FOMC Preview: Current Conditions Warrant Low Interest Rates
The Fed is expected to keep the policy rate unchanged at 0-0.25% at the January meeting. While there have signs showing improvement in economic outlook, job markets remained the area the Fed concerned the most. The number of payrolls unexpectedly plunged -85K in December, compared with consensus of no change from November, while the unemployment rate stayed at 10%. The Fed will wait until unemployment rate has dropped substantially before considering rate hikes.

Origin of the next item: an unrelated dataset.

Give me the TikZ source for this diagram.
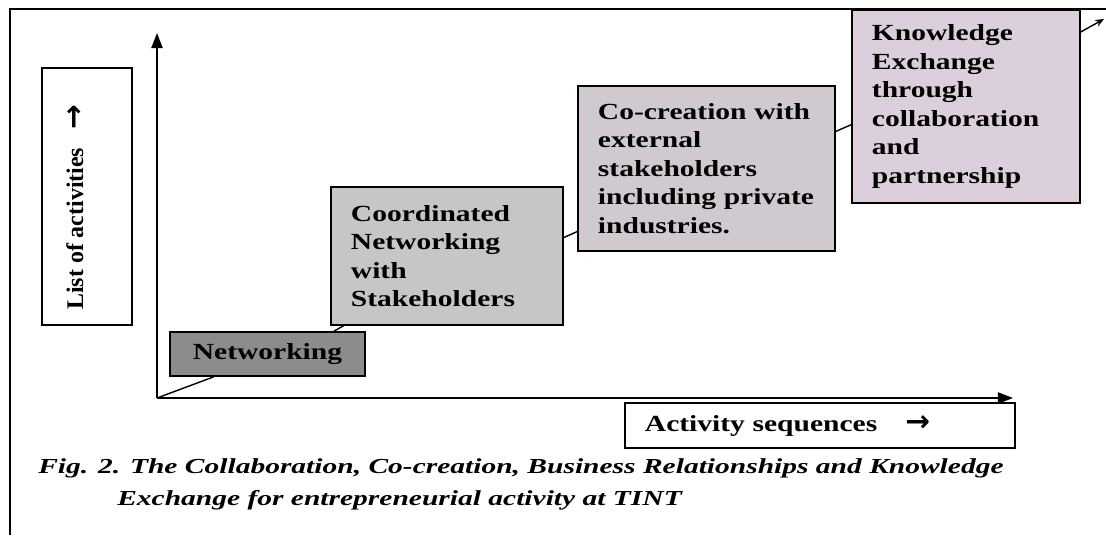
\documentclass[tikz,border=0pt]{standalone}
\usepackage{fontspec}
\setmainfont{Liberation Serif}
\newfontfamily\widefont[FakeStretch=1.28]{Liberation Serif}
\newfontfamily\capfont[FakeStretch=1.38]{Liberation Serif}
\newfontfamily\arrowfont{DejaVu Sans}
\usetikzlibrary{arrows.meta}

\definecolor{netgray}{RGB}{140,140,140}
\definecolor{coordgray}{RGB}{198,198,198}
\definecolor{cocrgray}{RGB}{208,202,208}
\definecolor{knowgray}{RGB}{218,207,218}

\newcommand{\rarrow}{{\arrowfont\bfseries\fontsize{21}{21}\selectfont →}}

\tikzset{
  stepbox/.style={draw, line width=1.2pt, inner xsep=0.5cm, inner ysep=0pt, align=left,
    font=\widefont\bfseries\fontsize{16.4}{20.3}\selectfont},
  framebox/.style={draw, line width=1.1pt},
  axis/.style={line width=1.4pt, -{Triangle[length=0.38cm,width=0.28cm]}},
  link/.style={line width=1pt},
  caption/.style={anchor=base west, inner sep=0pt, font=\capfont\bfseries\itshape\fontsize{15.2}{20}\selectfont},
}

\begin{document}
\begin{tikzpicture}[x=0.025cm,y=-0.025cm]
\useasboundingbox (0,0) rectangle (1106,535);
% frame
\coordinate (fbl) at (10,535);
\coordinate (ftl) at (10,9);
\coordinate (ftr) at (1106,9);
\draw[line width=1.2pt] (fbl) -- (ftl) -- (ftr);

% axes
\coordinate (O) at (157,398);
\coordinate (ytop) at (157,33);
\coordinate (xend) at (1013,398);
\draw[axis] (O) -- (ytop);
\draw[axis] (O) -- (xend);

% axis labels
\node[framebox, minimum width=2.25cm, minimum height=6.425cm] (list) at (87,196.5) {};
\node[rotate=90, anchor=base west, inner sep=0pt, font=\bfseries\fontsize{17}{20}\selectfont] (listlbl) at (83,310) {List of activities\hspace{0.45cm}\rarrow};
\node[framebox, minimum width=9.75cm, minimum height=1.125cm, text width=8.75cm, inner xsep=0.5cm, align=left,
  font=\widefont\bfseries\fontsize{16.4}{20}\selectfont] (act) at (820,425.5) {Activity sequences\hspace{0.7cm}\rarrow};

% steps
\node[stepbox, fill=netgray, minimum width=4.875cm, minimum height=1.1cm, text width=3.875cm, align=center] (net) at (267.5,354) {Networking};
\node[stepbox, fill=coordgray, minimum width=5.8cm, minimum height=3.45cm, text width=4.8cm] (coord) at (447,256) {Coordinated\\Networking\\with\\Stakeholders};
\node[stepbox, fill=cocrgray, minimum width=6.425cm, minimum height=4.125cm, text width=5.425cm] (cocr) at (706.5,168.5) {Co-creation with\\external\\stakeholders\\including private\\industries.};
\node[stepbox, fill=knowgray, minimum width=5.7cm, minimum height=4.825cm, text width=4.7cm] (know) at (966,106.5) {Knowledge\\Exchange\\through\\collaboration\\and\\partnership};

% links
\draw[link] (O) -- (net.203);
\draw[link] (net.19) -- (coord.214);
\draw[link] (coord.9) -- (cocr.206);
\draw[link] (cocr.16) -- (know.189);
\coordinate (kend) at (1104,19);
\draw[link, -{Stealth[length=0.22cm,width=0.18cm]}] (know.33) -- (kend);

% caption
\node[caption] (cap1) at (38,473) {Fig. 2. The Collaboration, Co-creation, Business Relationships and Knowledge};
\node[caption] (cap2) at (117,505) {Exchange for entrepreneurial activity at TINT};
\end{tikzpicture}
\end{document}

Earlier in the month, the Fed Vice Chairman Donald Kohn said that the central bank's stance of monetary policy depends on 'economic conditions, including resource utilization, inflation and inflation expectations' and the 'judgment as to when to begin initiating steps to withdraw stimulus will depend on the outlook for these variable'.
FOMC statements at previous meetings stated that policymakers anticipated that 'economic conditions, including low rates of resource utilization, subdued inflation trends, and stable inflation expectations, are likely to warrant exceptionally low levels of the federal funds rate for an extended period', suggesting the central bank will continue monitoring these conditions in order to judge when to tighten.
At December's meeting minutes, it's stated that most of the Federal Reserve's special liquidity facilities (including the Asset-Backed Commercial Paper Money Market Mutual Fund Liquidity Facility, the Commercial Paper Funding Facility, the Primary Dealer Credit Facility, and the Term Securities Lending Facility) will expire on February 1, 2010. Moreover, agency and MBS purchases program will probably be concluded in March 2010. We believe the Fed will restate these plans at the January meeting.
Also noted last month, reserve-draining tools such as reverse repurchase agreements (RRPs) on a large scale and a term deposit facility (TDF) were being developed and tested. However, these tools won't be ready to use until late 2010.
In December, the Fed also said there were plans to discuss alternative approaches to implementing monetary policy in the longer-run. While these comments were rather bearish, we believe policymakers' purpose was to suppress market speculations on premature exits.